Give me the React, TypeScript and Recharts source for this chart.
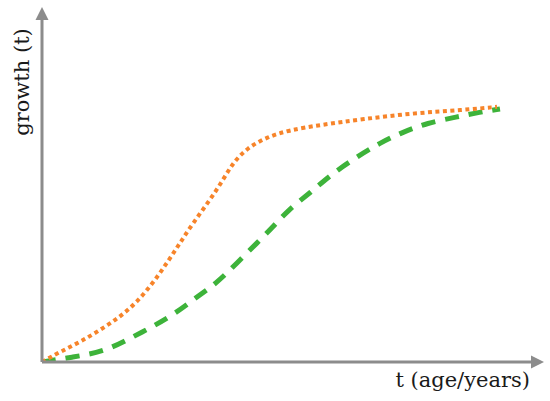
import React from "react";
import { LineChart, Line, XAxis, YAxis, Label } from "recharts";

// logistic-style growth curves (x: age, y: growth)
const fastAge = [0, 3.6, 7.6, 11.6, 15.6, 19, 22.2, 25, 27.6, 30.2, 33.6, 36.2, 38.2, 41, 45, 49.6, 55.6, 64.2, 74.2, 84.2, 91];
const fastGrowth = [0, 2.9, 5.7, 9.1, 12.9, 17.1, 22.6, 28.3, 34, 39.7, 46.3, 52, 56.9, 61.1, 64.3, 66.3, 67.7, 69.4, 71.1, 72, 72.9];

const slowAge = [0, 6.2, 12.2, 17, 21.6, 26.2, 31, 35, 39, 43, 46.2, 49.2, 53.6, 58.2, 63, 67.6, 72.2, 77, 83, 87.6, 91.6];
const slowGrowth = [0, 1.4, 2.9, 6.3, 9.7, 13.4, 18.6, 22.6, 28.3, 34, 38.6, 43.4, 48.3, 54, 58.6, 62.6, 65.7, 68.3, 70, 71.4, 72.3];

const xLabel = "t (age/years)";
const yLabel = "growth (t)";

const fastData = fastAge.map((x, i) => ({ x, y: fastGrowth[i] }));
const slowData = slowAge.map((x, i) => ({ x, y: slowGrowth[i] }));

const axisColor = "#8c8c8c";
const font = "'DejaVu Serif', serif";

export default function App() {
  return (
    <div style={{ position: "absolute", left: 0, top: 0, background: "#fff" }}>
      <svg width={0} height={0} style={{ position: "absolute" }}>
        <defs>
          <marker id="arrowRight" markerUnits="userSpaceOnUse" markerWidth={14} markerHeight={14}
            refX={1} refY={7} orient="auto">
            <path d="M0,0.5 L13,7 L0,13.5 Z" fill={axisColor} />
          </marker>
          <marker id="arrowUp" markerUnits="userSpaceOnUse" markerWidth={14} markerHeight={14}
            refX={12} refY={7} orient="auto">
            <path d="M13,0.5 L0,7 L13,13.5 Z" fill={axisColor} />
          </marker>
        </defs>
      </svg>
      <LineChart width={550} height={401} margin={{ top: 19, right: 18, bottom: 38, left: 41 }}>
        <XAxis
          type="number"
          dataKey="x"
          domain={[0, 98]}
          allowDataOverflow
          ticks={[]}
          tickLine={false}
          height={1}
          axisLine={{ stroke: axisColor, strokeWidth: 3, markerEnd: "url(#arrowRight)" } as any}
        >
          <Label
            content={({ viewBox }: any) => (
              <text x={viewBox.x + viewBox.width - 2} y={viewBox.y + 25} textAnchor="end"
                fontFamily={font} fontSize={21} fill="#1a1a1a">{xLabel}</text>
            )}
          />
        </XAxis>
        <YAxis
          type="number"
          dataKey="y"
          domain={[0, 98]}
          allowDataOverflow
          ticks={[]}
          tickLine={false}
          width={1}
          axisLine={{ stroke: axisColor, strokeWidth: 3, markerStart: "url(#arrowUp)" } as any}
        >
          <Label
            content={({ viewBox }: any) => (
              <text x={0} y={0} transform={`translate(${viewBox.x - 12},${viewBox.y + 63}) rotate(-90)`}
                textAnchor="middle" fontFamily={font} fontSize={21} fill="#1a1a1a">{yLabel}</text>
            )}
          />
        </YAxis>
        <Line data={slowData} dataKey="y" type="basis" stroke="#3db33a" strokeWidth={5}
          strokeDasharray="14 10" dot={false} isAnimationActive={false} />
        <Line data={fastData} dataKey="y" type="basis" stroke="#f7842a" strokeWidth={4}
          strokeDasharray="4 3.5" dot={false} isAnimationActive={false} />
      </LineChart>
    </div>
  );
}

● ● ● ● ●

== Set problem ==
Write out the full set of lines verbatim, without the pictures.

== Answer to the task ==
Give me the React, TypeScript and Recharts source for this chart.
import React from "react";
import { LineChart, Line, XAxis, YAxis, Label } from "recharts";

// logistic-style growth curves (x: age, y: growth)
const fastAge = [0, 3.6, 7.6, 11.6, 15.6, 19, 22.2, 25, 27.6, 30.2, 33.6, 36.2, 38.2, 41, 45, 49.6, 55.6, 64.2, 74.2, 84.2, 91];
const fastGrowth = [0, 2.9, 5.7, 9.1, 12.9, 17.1, 22.6, 28.3, 34, 39.7, 46.3, 52, 56.9, 61.1, 64.3, 66.3, 67.7, 69.4, 71.1, 72, 72.9];

const slowAge = [0, 6.2, 12.2, 17, 21.6, 26.2, 31, 35, 39, 43, 46.2, 49.2, 53.6, 58.2, 63, 67.6, 72.2, 77, 83, 87.6, 91.6];
const slowGrowth = [0, 1.4, 2.9, 6.3, 9.7, 13.4, 18.6, 22.6, 28.3, 34, 38.6, 43.4, 48.3, 54, 58.6, 62.6, 65.7, 68.3, 70, 71.4, 72.3];

const xLabel = "t (age/years)";
const yLabel = "growth (t)";

const fastData = fastAge.map((x, i) => ({ x, y: fastGrowth[i] }));
const slowData = slowAge.map((x, i) => ({ x, y: slowGrowth[i] }));

const axisColor = "#8c8c8c";
const font = "'DejaVu Serif', serif";

export default function App() {
  return (
    <div style={{ position: "absolute", left: 0, top: 0, background: "#fff" }}>
      <svg width={0} height={0} style={{ position: "absolute" }}>
        <defs>
          <marker id="arrowRight" markerUnits="userSpaceOnUse" markerWidth={14} markerHeight={14}
            refX={1} refY={7} orient="auto">
            <path d="M0,0.5 L13,7 L0,13.5 Z" fill={axisColor} />
          </marker>
          <marker id="arrowUp" markerUnits="userSpaceOnUse" markerWidth={14} markerHeight={14}
            refX={12} refY={7} orient="auto">
            <path d="M13,0.5 L0,7 L13,13.5 Z" fill={axisColor} />
          </marker>
        </defs>
      </svg>
      <LineChart width={550} height={401} margin={{ top: 19, right: 18, bottom: 38, left: 41 }}>
        <XAxis
          type="number"
          dataKey="x"
          domain={[0, 98]}
          allowDataOverflow
          ticks={[]}
          tickLine={false}
          height={1}
          axisLine={{ stroke: axisColor, strokeWidth: 3, markerEnd: "url(#arrowRight)" } as any}
        >
          <Label
            content={({ viewBox }: any) => (
              <text x={viewBox.x + viewBox.width - 2} y={viewBox.y + 25} textAnchor="end"
                fontFamily={font} fontSize={21} fill="#1a1a1a">{xLabel}</text>
            )}
          />
        </XAxis>
        <YAxis
          type="number"
          dataKey="y"
          domain={[0, 98]}
          allowDataOverflow
          ticks={[]}
          tickLine={false}
          width={1}
          axisLine={{ stroke: axisColor, strokeWidth: 3, markerStart: "url(#arrowUp)" } as any}
        >
          <Label
            content={({ viewBox }: any) => (
              <text x={0} y={0} transform={`translate(${viewBox.x - 12},${viewBox.y + 63}) rotate(-90)`}
                textAnchor="middle" fontFamily={font} fontSize={21} fill="#1a1a1a">{yLabel}</text>
            )}
          />
        </YAxis>
        <Line data={slowData} dataKey="y" type="basis" stroke="#3db33a" strokeWidth={5}
          strokeDasharray="14 10" dot={false} isAnimationActive={false} />
        <Line data={fastData} dataKey="y" type="basis" stroke="#f7842a" strokeWidth={4}
          strokeDasharray="4 3.5" dot={false} isAnimationActive={false} />
      </LineChart>
    </div>
  );
}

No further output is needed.